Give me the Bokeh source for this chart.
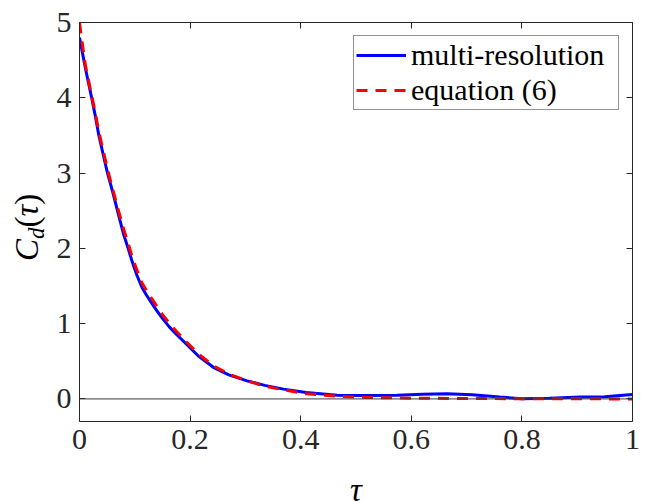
from bokeh.plotting import figure
from bokeh.layouts import row, column
from bokeh.models import (Range1d, LinearAxis, FixedTicker, Span, Label, Div,
                          Legend, LegendItem, CustomLabelingPolicy)
from bokeh.embed import file_html
from bokeh.resources import INLINE

# ---- data ----
tau_mr = [0.000, 0.005, 0.010, 0.015, 0.022, 0.028, 0.035, 0.043, 0.051, 0.060,
          0.069, 0.080, 0.088, 0.095, 0.104, 0.113, 0.121, 0.130, 0.140, 0.150,
          0.162, 0.175, 0.193, 0.215, 0.242, 0.270, 0.303, 0.335, 0.369, 0.410,
          0.466, 0.520, 0.574, 0.620, 0.665, 0.710, 0.760, 0.800, 0.850, 0.906,
          0.950, 1.000]
cd_mr = [4.80, 4.61, 4.42, 4.24, 4.00, 3.78, 3.50, 3.24, 2.99, 2.75,
         2.49, 2.18, 2.00, 1.83, 1.64, 1.48, 1.38, 1.28, 1.17, 1.07,
         0.96, 0.86, 0.73, 0.57, 0.42, 0.32, 0.24, 0.18, 0.13, 0.085,
         0.050, 0.045, 0.050, 0.062, 0.068, 0.055, 0.025, 0.003, 0.010, 0.024,
         0.030, 0.058]

tau_eq = [0.000, 0.005, 0.010, 0.015, 0.022, 0.028, 0.035, 0.043, 0.051, 0.060,
          0.069, 0.080, 0.088, 0.095, 0.104, 0.113, 0.121, 0.130, 0.140, 0.150,
          0.162, 0.175, 0.193, 0.215, 0.242, 0.270, 0.303, 0.335, 0.369, 0.410,
          0.466, 0.520, 0.600, 0.700, 0.800, 0.900, 1.000]
cd_eq = [5.00, 4.72, 4.46, 4.28, 4.03, 3.82, 3.55, 3.29, 3.04, 2.79,
         2.54, 2.25, 2.07, 1.89, 1.71, 1.54, 1.44, 1.34, 1.23, 1.12,
         1.01, 0.90, 0.76, 0.60, 0.44, 0.33, 0.24, 0.17, 0.12, 0.07,
         0.035, 0.020, 0.010, 0.005, 0.003, 0.001, 0.000]

x_ticks = [0, 0.2, 0.4, 0.6, 0.8, 1]
x_tick_labels = ["0", "0.2", "0.4", "0.6", "0.8", "1"]
y_ticks = [0, 1, 2, 3, 4, 5]
y_tick_labels = ["0", "1", "2", "3", "4", "5"]
series_names = ["multi-resolution", "equation (6)"]
x_label = "τ"
y_label_parts = ["C", "d", "τ"]

FONT = "Liberation Serif"
AX = "#262626"

LEFT_W = 48
MAIN_W = 657 - LEFT_W
MAIN_H = 470
BOT_H = 501 - MAIN_H


def blank_fig(w, h, xr, yr):
    f = figure(width=w, height=h, output_backend="svg", toolbar_location=None,
               title=None, x_range=xr, y_range=yr,
               min_border_left=0, min_border_right=0, min_border_top=0,
               min_border_bottom=0, x_axis_location=None, y_axis_location=None)
    f.outline_line_color = None
    f.background_fill_color = "white"
    f.border_fill_color = "white"
    f.grid.visible = False
    return f


# ---------------- main plot ----------------
p = figure(width=MAIN_W, height=MAIN_H, output_backend="svg",
           toolbar_location=None, title=None,
           x_range=Range1d(0, 1), y_range=Range1d(-0.3, 5),
           min_border_left=79 - LEFT_W, min_border_right=25, min_border_top=20,
           min_border_bottom=MAIN_H - 20 - 401,
           x_axis_location=None, y_axis_location=None)
p.background_fill_color = "white"
p.border_fill_color = "white"
p.outline_line_color = None
p.grid.visible = False

no_labels = CustomLabelingPolicy(code="""
const all = [...indices]
for (const i of all) indices.unset(i)
return indices
""")


def style_axis(ax, ticks, labels, show_labels):
    ax.ticker = FixedTicker(ticks=ticks)
    ax.major_label_overrides = {t: l for t, l in zip(ticks, labels)}
    ax.axis_line_color = AX
    ax.axis_line_width = 1
    ax.major_tick_line_color = AX
    ax.major_tick_line_width = 1
    ax.major_tick_in = 6
    ax.major_tick_out = 0
    ax.minor_tick_line_color = None
    ax.major_label_text_font = FONT
    ax.major_label_text_color = AX
    ax.major_label_text_font_size = "30px"
    if show_labels:
        ax.major_label_standoff = 8
    else:
        ax.major_label_standoff = 0
        ax.major_label_policy = no_labels


xb = LinearAxis(); style_axis(xb, x_ticks, x_tick_labels, True)
xt = LinearAxis(); style_axis(xt, x_ticks, x_tick_labels, False)
yl = LinearAxis(); style_axis(yl, y_ticks, y_tick_labels, True)
yr = LinearAxis(); style_axis(yr, y_ticks, y_tick_labels, False)
p.add_layout(xb, "below")
p.add_layout(xt, "above")
p.add_layout(yl, "left")
p.add_layout(yr, "right")

p.add_layout(Span(location=0, dimension="width", line_color="#3a3a3a",
                  line_width=1))

r_mr = p.line(tau_mr, cd_mr, line_color="#0000FF", line_width=3)
r_eq = p.line(tau_eq, cd_eq, line_color="#FF0000", line_width=3,
              line_dash="11 8")

legend = Legend(items=[LegendItem(label=series_names[0], renderers=[r_mr]),
                       LegendItem(label=series_names[1], renderers=[r_eq])],
                location="top_right")
legend.margin = 13
legend.padding = 2
legend.spacing = 1
legend.glyph_width = 50
legend.glyph_height = 32
legend.label_height = 32
legend.label_width = 205
legend.label_standoff = 5
legend.label_text_font = FONT
legend.label_text_font_size = "30px"
legend.label_text_color = "black"
legend.border_line_color = AX
legend.border_line_width = 1
legend.background_fill_color = "white"
legend.background_fill_alpha = 1
p.add_layout(legend, "center")

# ---------------- y label (left strip, HTML text rotated with CSS) --------
y_html = (
    '<div style="position:relative;width:%dpx;height:501px;">'
    '<div style="position:absolute;left:11px;top:261px;transform-origin:0 0;'
    'transform:rotate(-90deg);white-space:nowrap;'
    'font-family:Liberation Serif, serif;'
    'font-size:33px;line-height:33px;color:black;">'
    '<i style="font-family:Liberation Serif, serif;">%s</i>'
    '<i style="font-family:Liberation Serif, serif;font-size:23px;'
    'position:relative;top:6px;">%s</i>'
    '<span style="font-family:Liberation Serif, serif;">(<i>%s</i>)</span>'
    '</div></div>'
) % (LEFT_W, y_label_parts[0], y_label_parts[1], y_label_parts[2])
left = Div(text=y_html, width=LEFT_W, height=501, margin=(0, 0, 0, 0))

# ---------------- x label (bottom strip, frame aligned with main) ---------
bottom = blank_fig(MAIN_W, BOT_H, Range1d(0, 1), Range1d(0, BOT_H))
bottom.add_layout(Label(x=0.5, y=12, text=x_label,
                        text_font=FONT, text_font_style="italic",
                        text_font_size="33px", text_align="center",
                        text_baseline="alphabetic", text_color="black"))

layout = row(left, column(p, bottom, spacing=0), spacing=0)

open("out.html", "w").write(file_html(layout, INLINE))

- - - -

- **Challenge**
Restate the material word for word from its first line through the line containing "0.030, 0.058]", both included; the pictures do not belong in it.

- **Exercise output**
Give me the Bokeh source for this chart.
from bokeh.plotting import figure
from bokeh.layouts import row, column
from bokeh.models import (Range1d, LinearAxis, FixedTicker, Span, Label, Div,
                          Legend, LegendItem, CustomLabelingPolicy)
from bokeh.embed import file_html
from bokeh.resources import INLINE

# ---- data ----
tau_mr = [0.000, 0.005, 0.010, 0.015, 0.022, 0.028, 0.035, 0.043, 0.051, 0.060,
          0.069, 0.080, 0.088, 0.095, 0.104, 0.113, 0.121, 0.130, 0.140, 0.150,
          0.162, 0.175, 0.193, 0.215, 0.242, 0.270, 0.303, 0.335, 0.369, 0.410,
          0.466, 0.520, 0.574, 0.620, 0.665, 0.710, 0.760, 0.800, 0.850, 0.906,
          0.950, 1.000]
cd_mr = [4.80, 4.61, 4.42, 4.24, 4.00, 3.78, 3.50, 3.24, 2.99, 2.75,
         2.49, 2.18, 2.00, 1.83, 1.64, 1.48, 1.38, 1.28, 1.17, 1.07,
         0.96, 0.86, 0.73, 0.57, 0.42, 0.32, 0.24, 0.18, 0.13, 0.085,
         0.050, 0.045, 0.050, 0.062, 0.068, 0.055, 0.025, 0.003, 0.010, 0.024,
         0.030, 0.058]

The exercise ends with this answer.